---------- Material ----------

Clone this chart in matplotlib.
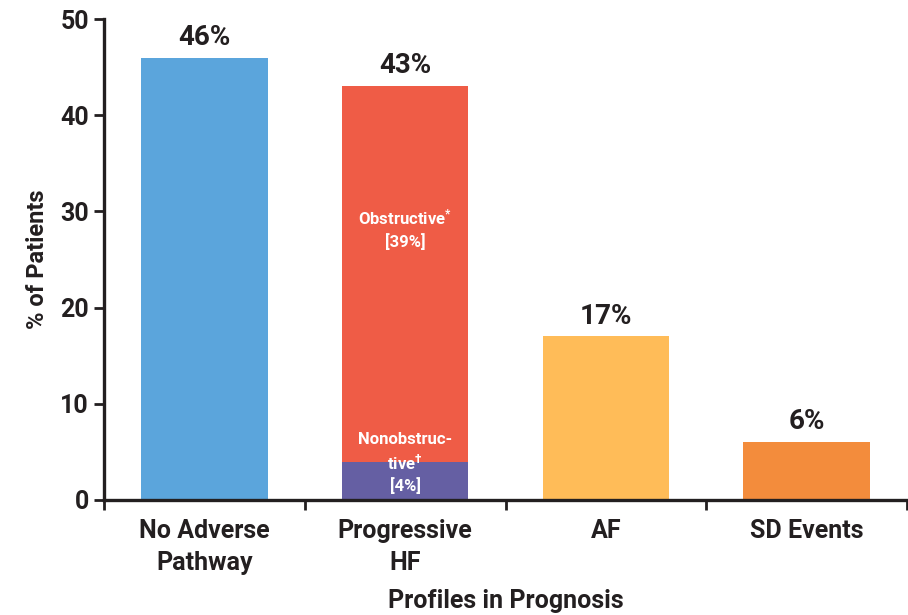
import numpy as np
import matplotlib.pyplot as plt

categories = ["No Adverse\nPathway", "Progressive\nHF", "AF", "SD Events"]
totals = [46, 43, 17, 6]
nonobstructive = 4
obstructive = 39
bar_colors = ["#5BA5DC", "#EF5C46", "#FFBC58", "#F38C3C"]
purple = "#655FA3"
ink = "#231F20"

plt.rcParams['font.family'] = ['Roboto', 'DejaVu Sans']
plt.rcParams['font.weight'] = 'bold'
plt.rcParams['axes.labelweight'] = 'bold'
plt.rcParams['mathtext.fontset'] = 'custom'
plt.rcParams['mathtext.rm'] = 'Roboto:bold'
plt.rcParams['mathtext.default'] = 'rm'

fig = plt.figure(figsize=(9.08, 6.15), dpi=100)
ax = fig.add_axes([0.1145, 0.187, 0.8845, 0.782])

x = np.arange(len(categories))
w = 0.63

# plain bars, progressive HF drawn as a stack below
for i, (v, c) in enumerate(zip(totals, bar_colors)):
    if i == 1:
        ax.bar(i, nonobstructive, w, color=purple)
        ax.bar(i, obstructive, w, bottom=nonobstructive, color=c)
    else:
        ax.bar(i, v, w, color=c)
    ax.annotate(f"{v}%", (i, v), xytext=(0, 5), textcoords="offset points",
                ha="center", va="bottom", fontsize=20, color=ink, fontweight="bold")

ax.text(1, 28.2, "Obstructive$^{*}$\n[39%]", ha="center", va="center",
        color="white", fontsize=12, fontweight="bold", linespacing=1.45)
ax.text(1, 3.85, "Nonobstruc-\ntive$^{\u2020}$\n[4%]", ha="center", va="center",
        color="white", fontsize=12, fontweight="bold", linespacing=1.35)

ax.set_xlim(-0.5, 3.5)
ax.set_ylim(0, 50)
ax.set_yticks([0, 10, 20, 30, 40, 50])
ax.set_xticks(x)
ax.set_xticklabels(categories, fontsize=18, color=ink, linespacing=1.38)
ax.set_xticks([-0.5, 0.5, 1.5, 2.5, 3.5], minor=True)
ax.tick_params(axis="x", which="major", length=0, pad=14)
ax.tick_params(axis="x", which="minor", length=7, width=2, color=ink)
ax.tick_params(axis="y", length=7, width=2, color=ink, labelsize=18,
               labelcolor=ink, pad=4)

for s in ["top", "right"]:
    ax.spines[s].set_visible(False)
for s in ["left", "bottom"]:
    ax.spines[s].set_linewidth(2.4)
    ax.spines[s].set_color(ink)

ax.set_ylabel("% of Patients", fontsize=17, color=ink, labelpad=8)
ax.set_xlabel("Profiles in Prognosis", fontsize=18, color=ink, labelpad=10)

fig.savefig("out.png", dpi=100)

----------

Problem requirements:
Copy every line of the listing containing the string "matplotlib".

Reply to the task:
Clone this chart in matplotlib.
import matplotlib.pyplot as plt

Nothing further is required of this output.